Do not mistake the law. It was not a set of limitations. It was the declaration of freedom, within certain boundaries. The law says that within the boundaries, the relationship with God is full of life and hope and promise. Outside of the boundaries, life is not guaranteed, hope is easily disappointed, and promises have no fulfillment.

Jesus offers life, hope, and promise. He is the fulfillment of the law, the truth. When he lives and moves, we know what life looks like. We know what is possible within the boundaries of relationship. The truth of his life becomes the definition of how his people, his followers, are to live. To define our life by our own boundaries is to deny truth. It is to deny Jesus.

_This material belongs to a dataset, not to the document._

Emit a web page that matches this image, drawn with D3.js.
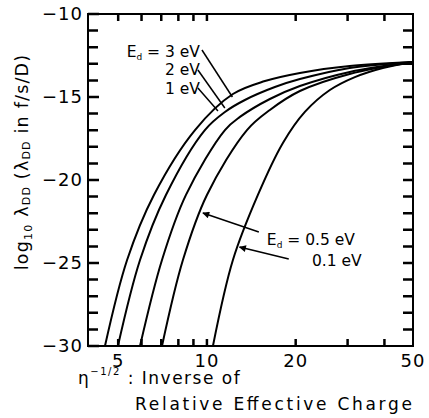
<!DOCTYPE html>
<html>
  <head>
    <meta charset="UTF-8">
    <title>Inverse of relative effective charge</title>
    <script src="https://cdnjs.cloudflare.com/ajax/libs/d3/7.8.5/d3.min.js"></script>
    <style type="text/css">
      body { margin: 0px; background: #fff; }
      text { font-family: "DejaVu Sans", sans-serif; fill: #000; }
      .tick-label { font-size: 18px; letter-spacing: 1px; }
      .anno { font-size: 15.5px; }
      .curve { fill: none; stroke: #000; stroke-width: 2; }
    </style>
  </head>
  <body>
    <div id="chart"></div>
    <script>
      // x: inverse of relative effective charge, y: log10 lambdaDD
      const ed3 = [[4.51,-30],[5.36,-24.82],[6.61,-20.9],[9.11,-16.99],[12.25,-14.82],[15.73,-14.04],[20.67,-13.55],[30.5,-13.13],[50,-12.89]];
      const ed2 = [[4.99,-30],[5.93,-24.82],[7.26,-20.9],[9.84,-16.99],[11.51,-15.9],[13.45,-15.18],[17.0,-14.4],[20.67,-13.92],[30.5,-13.25],[50,-12.89]];
      const ed1 = [[5.93,-30],[7.04,-24.82],[8.49,-20.9],[11.51,-16.99],[12.94,-16.2],[16.35,-15.12],[20.67,-14.34],[30.5,-13.49],[50,-12.89]];
      const ed05 = [[7.04,-30],[8.29,-24.82],[10.0,-20.9],[13.67,-16.99],[16.35,-15.78],[20.67,-14.64],[30.5,-13.61],[50,-12.89]];
      const ed01 = [[10.48,-30],[12.25,-24.82],[14.89,-20.9],[18.1,-17.77],[21.49,-15.9],[26.12,-14.58],[31.75,-13.8],[39.5,-13.25],[50,-12.89]];
      const series = [ed3, ed2, ed1, ed05, ed01];

      const xTickLabels = [5, 10, 20, 50];
      const xTicks = [5, 6, 7, 8, 9, 10, 20, 30, 40];
      const yTickLabels = [-10, -15, -20, -25, -30];
      const yTicks = d3.range(-29, -10);

      const margin = {top: 14, right: 16, bottom: 72, left: 88};
      const width = 429, height = 418;
      const innerWidth = width - margin.left - margin.right;
      const innerHeight = height - margin.top - margin.bottom;

      const svg = d3.select("#chart").append("svg")
        .attr("width", width)
        .attr("height", height);

      svg.append("defs").append("marker")
        .attr("id", "arrow")
        .attr("viewBox", "0 0 10 10")
        .attr("refX", 9).attr("refY", 5)
        .attr("markerWidth", 10).attr("markerHeight", 7)
        .attr("markerUnits", "userSpaceOnUse")
        .attr("orient", "auto")
        .append("path").attr("d", "M0,0 L10,5 L0,10 z").attr("fill", "#000");

      const g = svg.append("g")
        .attr("transform", `translate(${margin.left},${margin.top})`);

      const x = d3.scaleLog().domain([3.95, 50]).range([0, innerWidth]);
      const y = d3.scaleLinear().domain([-30, -10]).range([innerHeight, 0]);

      // inward ticks on all four sides, one path
      const tickPath = d3.path();
      yTicks.forEach(v => {
        tickPath.moveTo(0, y(v)); tickPath.lineTo(10, y(v));
        tickPath.moveTo(innerWidth, y(v)); tickPath.lineTo(innerWidth - 10, y(v));
      });
      yTickLabels.forEach(v => {
        tickPath.moveTo(0, y(v)); tickPath.lineTo(11, y(v));
      });
      xTicks.forEach(v => {
        tickPath.moveTo(x(v), 0); tickPath.lineTo(x(v), 7);
        tickPath.moveTo(x(v), innerHeight); tickPath.lineTo(x(v), innerHeight - 7);
      });
      g.append("path")
        .attr("d", tickPath.toString())
        .attr("fill", "none")
        .attr("stroke", "#000")
        .attr("stroke-width", 2.5);

      // frame
      g.append("rect")
        .attr("width", innerWidth).attr("height", innerHeight)
        .attr("fill", "none").attr("stroke", "#000").attr("stroke-width", 2);

      // tick labels
      g.selectAll(".ylab").data(yTickLabels).enter().append("text")
        .attr("class", "tick-label")
        .attr("x", -5).attr("y", d => y(d))
        .attr("dy", "0.36em")
        .attr("text-anchor", "end")
        .text(d => "\u2212" + Math.abs(d));
      g.selectAll(".xlab").data(xTickLabels).enter().append("text")
        .attr("class", "tick-label")
        .attr("x", d => x(d)).attr("y", innerHeight + 21)
        .attr("text-anchor", "middle")
        .text(d => d);

      // curves
      const line = d3.line()
        .x(d => x(d[0])).y(d => y(d[1]))
        .curve(d3.curveCatmullRom.alpha(0.5));
      g.selectAll(".curve").data(series).enter().append("path")
        .attr("class", "curve")
        .attr("d", line);

      // annotations (positions in data units)
      const upper = [
        {sub: true, txt: " = 3 eV", tx: 9.47, ty: -12.59, from: [9.62, -12.17], to: [12.2, -15.0]},
        {sub: false, txt: "2 eV", tx: 9.47, ty: -13.67, from: [9.32, -13.37], to: [11.5, -15.66]},
        {sub: false, txt: "1 eV", tx: 9.47, ty: -14.82, from: [9.32, -14.46], to: [10.9, -15.84]}
      ];
      upper.forEach(a => {
        const t = g.append("text").attr("class", "anno")
          .attr("x", x(a.tx)).attr("y", y(a.ty)).attr("text-anchor", "end");
        if (a.sub) {
          t.append("tspan").text("E");
          t.append("tspan").attr("font-size", "9px").attr("dy", 3).text("d");
          t.append("tspan").attr("dy", -3).text(a.txt);
        } else {
          t.text(a.txt);
        }
        g.append("line")
          .attr("x1", x(a.from[0])).attr("y1", y(a.from[1]))
          .attr("x2", x(a.to[0])).attr("y2", y(a.to[1]))
          .attr("stroke", "#000").attr("stroke-width", 1.5);
      });

      const t05 = g.append("text").attr("class", "anno")
        .attr("x", x(15.97)).attr("y", y(-23.92));
      t05.append("tspan").text("E");
      t05.append("tspan").attr("font-size", "9px").attr("dy", 3).text("d");
      t05.append("tspan").attr("dy", -3).text(" = 0.5 eV");
      g.append("text").attr("class", "anno")
        .attr("x", x(22.7)).attr("y", y(-25.18)).text("0.1 eV");

      const arrows = [
        {from: [15.0, -23.13], to: [9.69, -21.99]},
        {from: [18.95, -24.76], to: [12.9, -24.04]}
      ];
      g.selectAll(".arrow").data(arrows).enter().append("line")
        .attr("x1", d => x(d.from[0])).attr("y1", d => y(d.from[1]))
        .attr("x2", d => x(d.to[0])).attr("y2", d => y(d.to[1]))
        .attr("stroke", "#000").attr("stroke-width", 1.5)
        .attr("marker-end", "url(#arrow)");

      // y axis title
      const yt = svg.append("text")
        .attr("transform", "translate(28,162) rotate(-90)")
        .attr("text-anchor", "middle")
        .attr("font-size", "17.5px")
        .attr("letter-spacing", "1.2px");
      yt.append("tspan").text("log");
      yt.append("tspan").attr("font-size", "11px").attr("dy", 4).text("10");
      yt.append("tspan").attr("dy", -4).text(" \u03bb");
      yt.append("tspan").attr("font-size", "11px").attr("dy", 2).text("DD");
      yt.append("tspan").attr("dy", -2).text("   (\u03bb");
      yt.append("tspan").attr("font-size", "11px").attr("dy", 2).text("DD");
      yt.append("tspan").attr("dy", -2).text(" in f/s/D)");

      // x axis title
      const xt = svg.append("text").attr("x", 78).attr("y", 384)
        .attr("font-size", "17px").attr("letter-spacing", "1.5px");
      xt.append("tspan").text("\u03b7");
      xt.append("tspan").attr("font-size", "10px").attr("dy", -9).text("\u22121/2");
      xt.append("tspan").attr("dy", 9).text(" : Inverse of");
      svg.append("text").attr("x", 135).attr("y", 410)
        .attr("font-size", "17px")
        .attr("textLength", 277).attr("lengthAdjust", "spacing")
        .text("Relative Effective Charge");
    </script>
  </body>
</html>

Jesus is the switch. That was the image that came to mind in my meditation. A switch is a component that can interrupt current in a circuit or divert the current to another circuit. As someone who likes to play with electronics, switches can be a lot of fun. When there is a power source, the switch allows the user to manage where the power can go or how the power can be used.

To understand this image, allow me to define the parts:
The power source is God (Father, Son, Spirit working together in unity and glory) and is always being poured out.
Jesus as the switch allows that power to flow into the conduits to the devices that use that power.
The conduit is the Holy Spirit.
The devices are us.

The implication of this image is that:
First, being without Jesus is not the fault of Jesus. It is the choice to turn the switch off.
Second, being in contact with the switch doesn't mean that you complete contact with the power source. Resistance cuts down the amount of power that we can use to complete our purpose.
Third, our purpose, as devices attached to the power source through the switch, is to display the glory, grace, and truth that is Jesus.

This was the final image that came to mind. If Jesus came into the world to display the glory, grace, and truth of God the Father as God the Son, then we are to continue to display those same qualities. We are living the life Jesus defines when we are displaying the glory of God, the grace of God, and the truth of God.